Companies that have been disappointed by Beijing's failure or delays in carrying out commitments want an enforcement mechanism with "some kind of penalty for not doing what they promised," said Parker.
"That's not something that's going to be done by March," said Parker. "It's probably going to take a little longer."
For its part, Beijing is unhappy with U.S. export and investment curbs, suggesting it might demand concessions.
Chinese officials complain about controls on dual-use technology, with possible military applications. They say China's companies are treated unfairly in national security reviews of proposed corporate acquisitions, though almost all deals are approved unchanged.
This week's talks went ahead despite tension over the arrest of a Chinese tech executive in Canada on U.S. charges related to violations of trade sanctions against Iran.

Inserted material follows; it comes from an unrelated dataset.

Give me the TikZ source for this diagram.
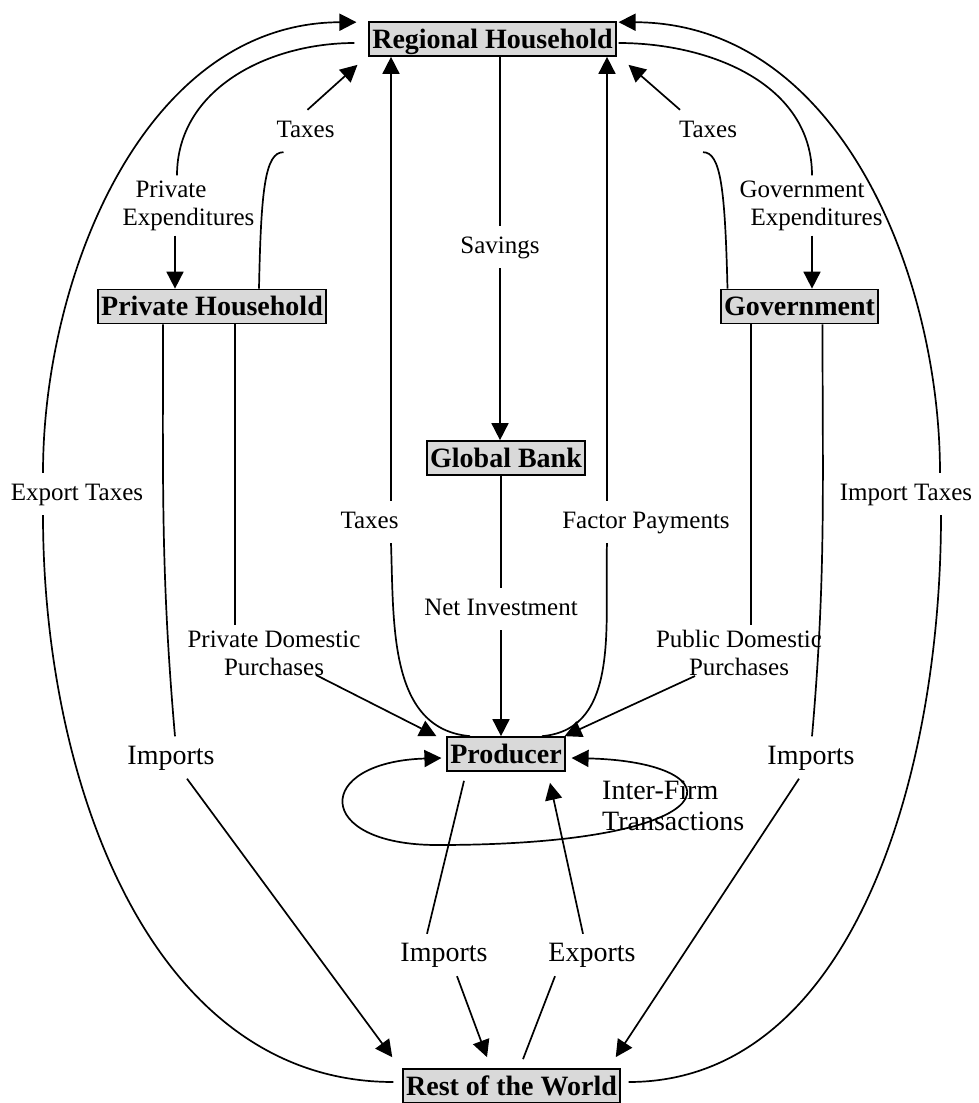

The U.S. delegation was led by one of Lighthizer's deputies, Jeffrey D. Gerrish. It included agriculture, energy, commerce, treasury and State Department officials.
Trump imposed tariff increases of up to 25 percent on $250 billion of Chinese imports. China responded by imposing penalties on $110 billion of American goods, slowing customs clearance for U.S. companies and suspending issuing licenses in finance and other businesses.
Chinese exports to the United States held up despite the tariff hikes, but that was due partly to exporters rushing to fill orders before any more increases hit. Forecasters expect U.S. orders to slump this year.
Cooling economic growth in both countries is increasing pressure to reach a settlement.
Car and property sales have slumped as Chinese growth fell to a post-global crisis low of 6.5 percent in the quarter ending in September.
The U.S. economy grew at an annual rate of 3.4 percent in the third quarter but surveys show consumer confidence weakening.